Here is a note from Nic below x


























"There are no strict “ingredients” for this soup, as what I’ve written is more of a method than a recipe.


It is very forgiving in both what you decide to use and how much of it. For example, where you do not have parsnip, opt for potatoes but add some extra onion. In place of Jerusalem artichokes, use pumpkin and embrace the beautifully sunny soup you are left with.
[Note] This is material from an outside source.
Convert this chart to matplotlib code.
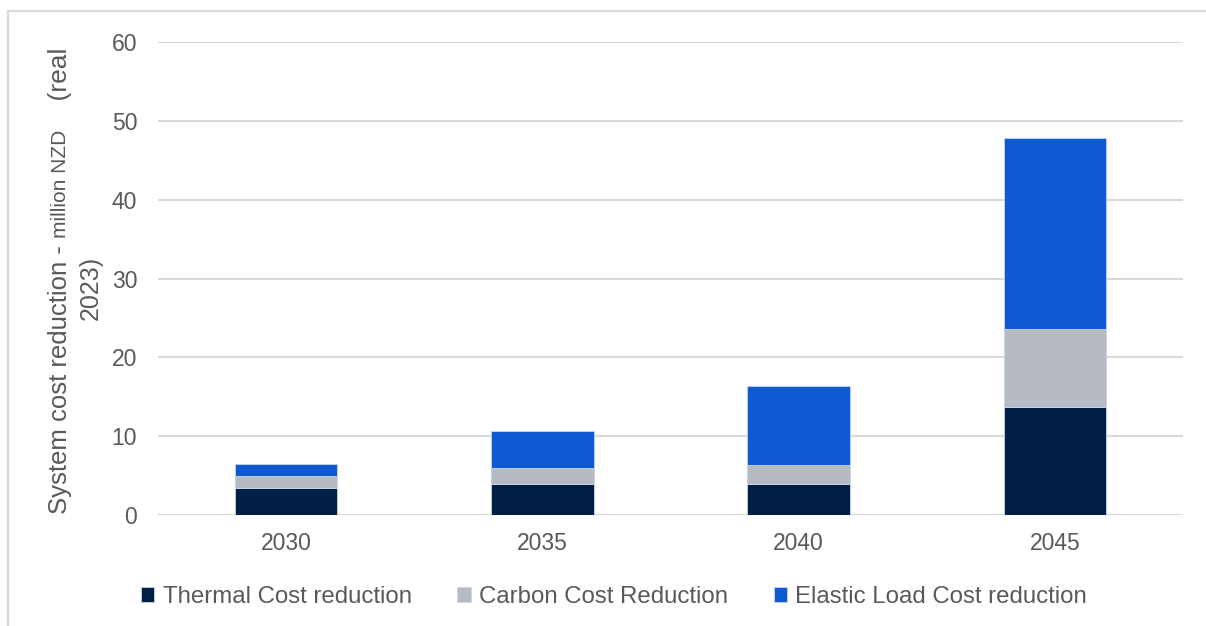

If you don’t want to use any animal products, butter can easily be replaced with good quality olive oil, and cream can be avoided altogether.


Play around, remembering that where there is adequate salt and fat, there is flavor."











INGREDIENTS BUT NOT STRICT INGREDIENTS


Leek

Onion

Butter or Olive Oil (Vegan Option)

Artichoke

Swede

Potato

Parsnip or Pumpkin

Cauliflower

White Wine

Vegetable, Chicken or Beef Stock (Beef for richer flavor)

Salt


Optional:


Yoghurt

Crème Fraîche

Pure Cream


Going Full Throttle & Adding Salsa Verde:


Parsley

Garlic

Salt

Lemon

Olive Oil



RECIPE


Start with a lot of leek and onion in a pot over medium heat.


Sweat down in a salted pool of butter (or Olive Oil) until soft and translucent.


Add the hard vegetables, peeled and chopped into small pieces: Jerusalem artichoke, swede, potato, parsnip and/or pumpkin. Cook off for a few minutes.


Add some cauliflower segmented into florets and cook long enough for you to choose a glass, fill it with a dry white wine and take sip.


Once you’ve quenched your thirst, pour a glass-worth of the wine into the pot for good measure, allow to evaporate, and begin to prepare some stock.


I prefer chicken or vegetable stock for this dish, as it results in a

lighter flavor than if you were to use beef (although still delicious, would just be a touch richer). Powdered form (dissolved in water) or homemade, take your pick. Add enough stock to cover all your vegetables by few inches.


Bring to a boil, then simmer until each vegetable is soft enough to be crushed with the back of a wooden spoon against the side of your pot.




Taste for salt, adjust accordingly.


Now it is time to blitz everything until you arrive at a smooth, velvety puree. You do not want that vapid texture we often consumed as children, but rather something more honest (little lumps and bumps are more than fine, in fact they are preferred).


At this point you could stop. Or, if you are like me and adore any form of fat you can get your hands on, proceed in the general direction of your fridge. Whilst most types of dairy (yoghurt,

crème fraîche, etc.) would be more than fine, a generous pour of thick, pure cream is most appreciated by your soup.


Stir it through, off the heat, and ladle into bowls with a crack of

black pepper.


Again, you could stop here. Or, if time is not of the essence, put together a salsa verde. Pound parsley, garlic and salt into a paste using a mortar and pestle, then stir through a similar quantity of olive oil and a squeeze of lemon. Spoon it over the soup.


Serve warm with crusty bread. Go back for seconds.